For high schools: 19th Century Immigration
With the true story of 15-year-old immigrant Michael Harm, author Claire Gebben explores the mid-1800s wave of immigration, those who left Europe in search of a better life, due to famine, hardship, and failed rebellions for democracy across Europe. What did these immigrants find on their arrival in the U.S.? And what impact did they have on U.S. history? Through compelling powerpoint images, Claire Gebben brings to life the topic of 19th century immigrant history.

Meet the Author: Claire Gebben
Like generations before her, author Claire Gebben had kept in contact with her German side of her family via letter writing. A few years ago, she received a fantastic surprise when her relatives in Freinsheim, Germany discovered old letters in their attic written by Claire’s ancestors, German immigrants to Cleveland, Ohio. The discovery led to the historical novel The Last of the Blacksmiths (Coffeetown Press, 2014), based on the true story of her great-great grandfather, a 19th century blacksmith from the Bavarian Rhinelands who travels to America to follow his dreams of freedom and prosperity. To research the novel, author Claire Gebben embarked on a journey that included four days of intensive blacksmithing and a month-long stay in the German Rhinelands. In her powerpoint presentation she’ll share discoveries, adventures, and genealogy tips learned while writing the book.

Team-taught offerings (these sessions can be designed to fit a one-hour session, or in-depth three hour workshops)

The What and Where of Novel Research
As writers, how do we determine what kind of information we need to populate our stories with realistic characters and furnish them with believable settings? And once we know what we need to research, where do we find key resources to answer our questions? This session offers tips and tricks for researching your novel. It is co-taught by Claire Gebben and Michele Genthon.
*Claire Gebben’s novel The Last of the Blacksmiths (Coffeetown Press, 2014), is the compelling tale of a 19th century German immigrant who pursues the American dream. Extensive research for the book has led to invitations to speak on topics ranging from genealogy to German food and wine to blacksmithing to travel in the German Rhinelands.
*Michele Genthon writes about historical Venetian women and her novel Child of the Red Priest was a finalist in the Pacific Northwest Writers Association’s 2014 literary contest. She incorporates her research into her blog, in which she writes about American women who achieved “firsts” as women.

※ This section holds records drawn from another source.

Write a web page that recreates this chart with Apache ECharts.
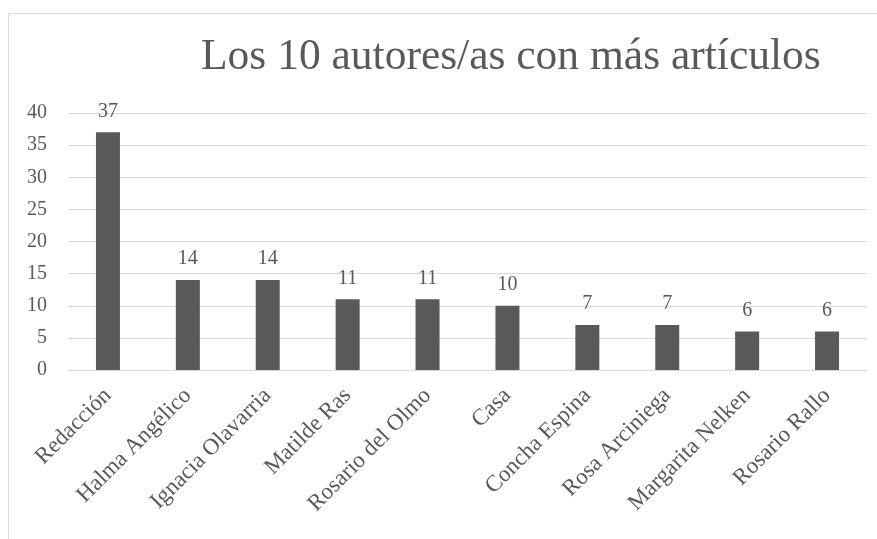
<!DOCTYPE html>
<html>
<head>
<meta charset="utf-8">
<script src="https://cdn.jsdelivr.net/npm/echarts@6/dist/echarts.min.js"></script>
<style>
html,body{margin:0;padding:0;background:#fff;}
#frame{position:absolute;left:8px;top:13px;width:880px;height:540px;border-left:1px solid #d9d9d9;border-top:1px solid #d9d9d9;box-sizing:border-box;}
#chart{position:absolute;left:0;top:0;width:877px;height:539px;}
</style>
</head>
<body>
<div id="frame"></div>
<div id="chart"></div>
<script>
const titleText = 'Los 10 autores/as con más artículos';
const categories = ['Redacción','Halma Angélico','Ignacia Olavarria','Matilde Ras','Rosario del Olmo','Casa','Concha Espina','Rosa Arciniega','Margarita Nelken','Rosario Rallo'];
const values = [37, 14, 14, 11, 11, 10, 7, 7, 6, 6];
const yTicks = [0, 5, 10, 15, 20, 25, 30, 35, 40];

const FONT = '"Liberation Serif", "DejaVu Serif", serif';
const TXT = '#595959';
const chart = echarts.init(document.getElementById('chart'), null, {renderer:'canvas'});
chart.setOption({
  backgroundColor: 'transparent',
  animation: false,
  title: {
    text: titleText,
    left: 201,
    top: 36,
    padding: 0,
    textStyle: {fontFamily: FONT, fontSize: 43.5, fontWeight: 'normal', color: TXT}
  },
  grid: {left: 68, right: 10, top: 113, bottom: 169, containLabel: false},
  xAxis: {
    type: 'category',
    data: categories,
    axisLine: {show: true, lineStyle: {color: '#d9d9d9', width: 1}},
    axisTick: {show: false},
    axisLabel: {rotate: 45, margin: 22, fontFamily: FONT, fontSize: 23, color: TXT, interval: 0}
  },
  yAxis: {
    type: 'value',
    min: yTicks[0],
    max: yTicks[yTicks.length - 1],
    interval: 5,
    axisLine: {show: false},
    axisTick: {show: false},
    splitLine: {lineStyle: {color: '#d9d9d9', width: 1}},
    axisLabel: {margin: 21, fontFamily: FONT, fontSize: 20, color: TXT}
  },
  series: [{
    type: 'bar',
    data: values,
    barWidth: 24,
    itemStyle: {color: '#595959'},
    label: {show: true, position: 'top', distance: 11, fontFamily: FONT, fontSize: 20, color: TXT}
  }]
});
</script>
</body>
</html>
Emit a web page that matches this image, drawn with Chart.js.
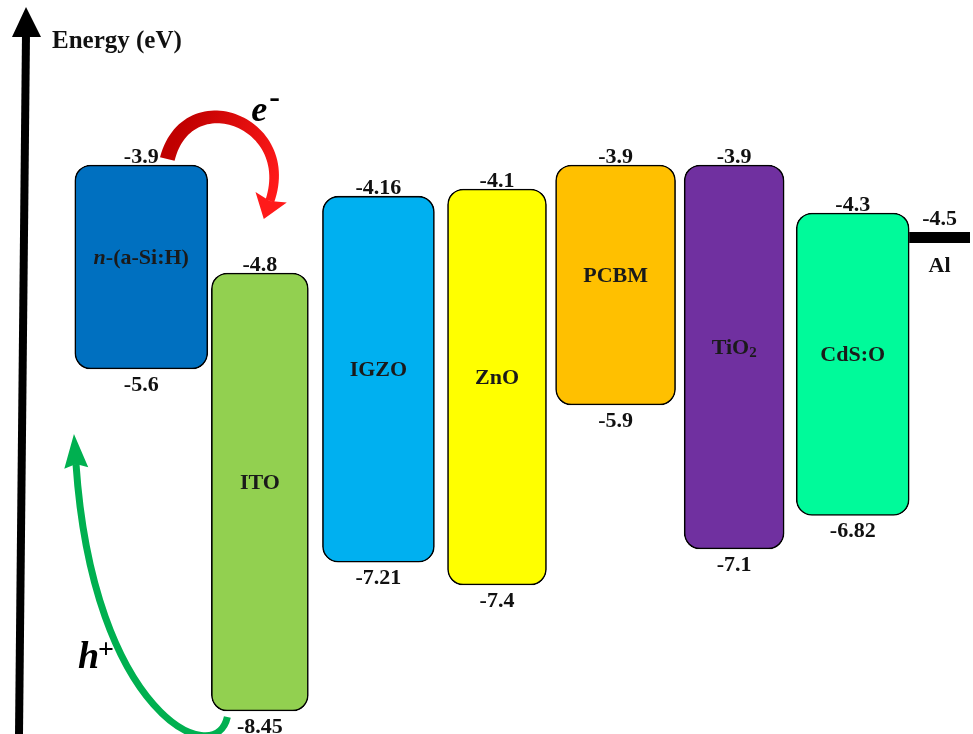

Novel Research: Ready, Set, Go!
Co-taught by Claire Gebben and Roz Ray. Session offers insights and experience for researching a novel and in-class opportunities for participants to formulate a research to-do list and consider new research directions and opportunities. Participants are encouraged to bring a current writing project that needs research.
*Claire Gebben’s novel The Last of the Blacksmiths (Coffeetown Press, 2014), is the compelling tale of a 19th century German immigrant who pursues the American dream. Extensive research for the book has led to invitations to speak on topics ranging from genealogy to German food and wine to blacksmithing to travel in the German Rhinelands.
*Roz Ray is a Seattle historical fiction writer. She studied history at Western Washington University and Assyriology at Johns Hopkins University, and graduated from the Northwest Institute of Literary Arts in 2014. She recently finished her first novel (forthcoming), set in Seattle in 1889, and is researching her second novel. She was a top three finalist for the Mixer Publishing Literary Science Fiction Contest. When she’s not writing, she builds houses and teaches novel-writing residencies in elementary school classrooms.